I want to bring a democratic revolution, says Macron

Former economy minister announces bid for French presidency, seeing himself as a maverick outsider

- By Henry Samuel in Paris for the

FRANCE is blocked by vested interests and cannot go on with the same old faces, claimed a 38-year-old ex-banker who set a cat among the pigeons on both the Right and Left yesterday by announcing his candidacy French presidency.

After weeks of pseudo-suspense, Emmanuel Macron threw his hat into the presidenti­al ring and vowed to depart from “the same men and ideas” that have run the country’s politics for decades.

Mr Macron was President François Hollande’s éminence grise at the Elysée, advising him on economic reform before serving as economy minister from 2014 to this year.

But he angered his former mentor by resigning to create his new centrist political movement, called En Marche (“On the Move”).

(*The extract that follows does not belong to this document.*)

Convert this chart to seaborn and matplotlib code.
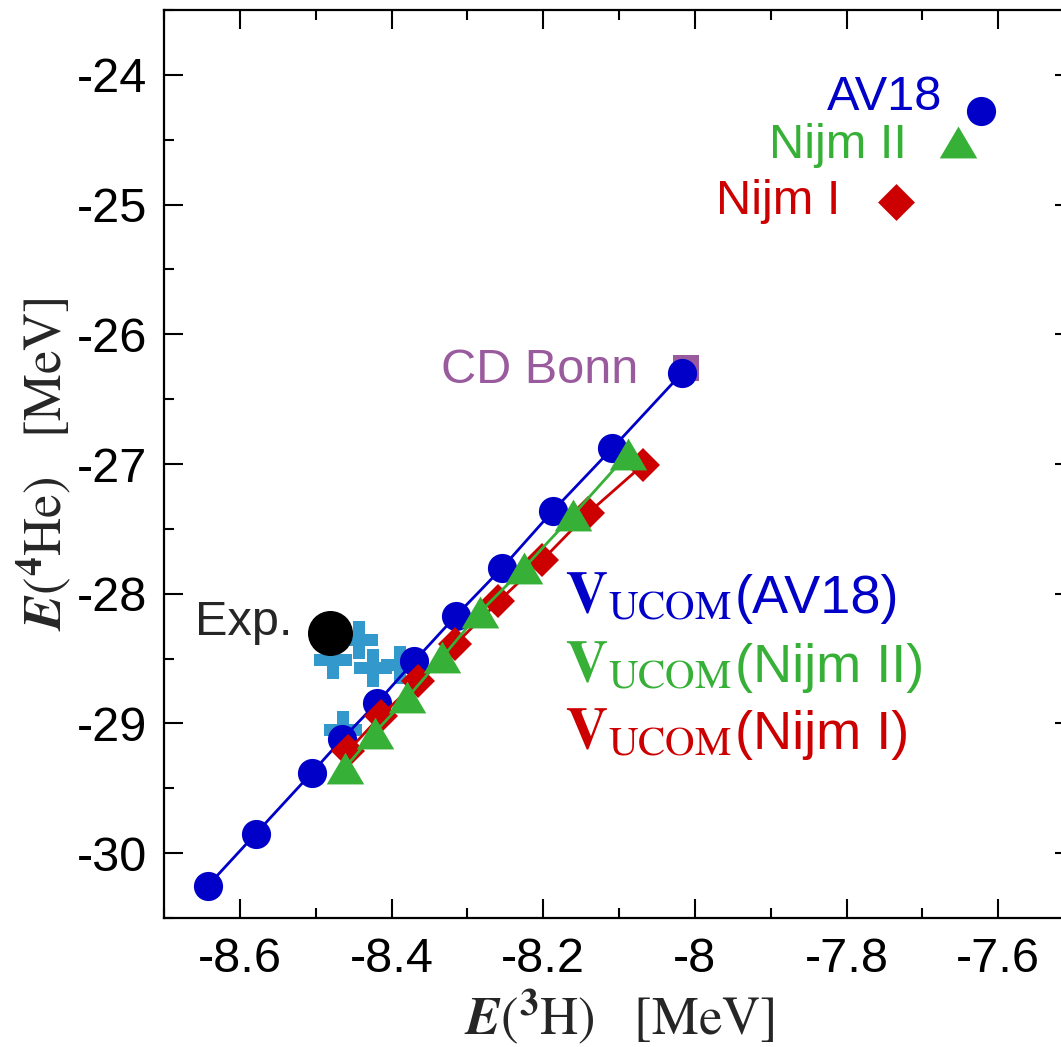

Yesterday, he became the latest French presidenti­al hopeful to cast himself as a maverick outsider in the wake of Donald Trump’s victory in America.

“I’ve seen the emptiness of our political system from the inside… I reject this system,” he said, calling for a “democratic revolution”.

Speaking from a gritty Parisian suburb, the clean-cut, pro-business exminister, who is married to a divorcee 20 year his senior and who has never held elected office, insisted he was “neither of the Left or the Right” but “for France”. He has no party apparatus but has won popularity for pledging to free up France’s sclerotic labour laws to bring jobs to deprived areas.

The mainstream centre-Right French Republican­s party is tipped to win France’s two-stage presidenti­al election in April and May, but the Trump victory has sent jitters through the political establishm­ent.

Mr Macron’s candidacy has fuelled that uncertaint­y, with the Republican­s and ruling Socialist parties yet to nominate their candidates, less than six months before the vote.

A buoyant far-Right Front National under leader Marine Le Pen, who announced her slogan “In the name of the people” yesterday, insisted that a Trump victory could herald another surprise in her favour in France.

“Mr Macron is a candidate of the banks, there’s always one,” she said dismissive­ly.

She chose a blue rose to illustrate her campaign as “the symbol of the people being able to make possible what the elites constantly present as impossible”, she said in her speech.

A poll on Tuesday suggested Mr Macron is one of France’s most “presidenti­al” figures behind election favourite Alain Juppé, a 71-year-old former prime minister promising to foster a “happy identity” for France while cutting state spending. He is seeking the Republican­s’ nomination ahead of ex-president Nicolas Sarkozy and former prime minister François Fillon.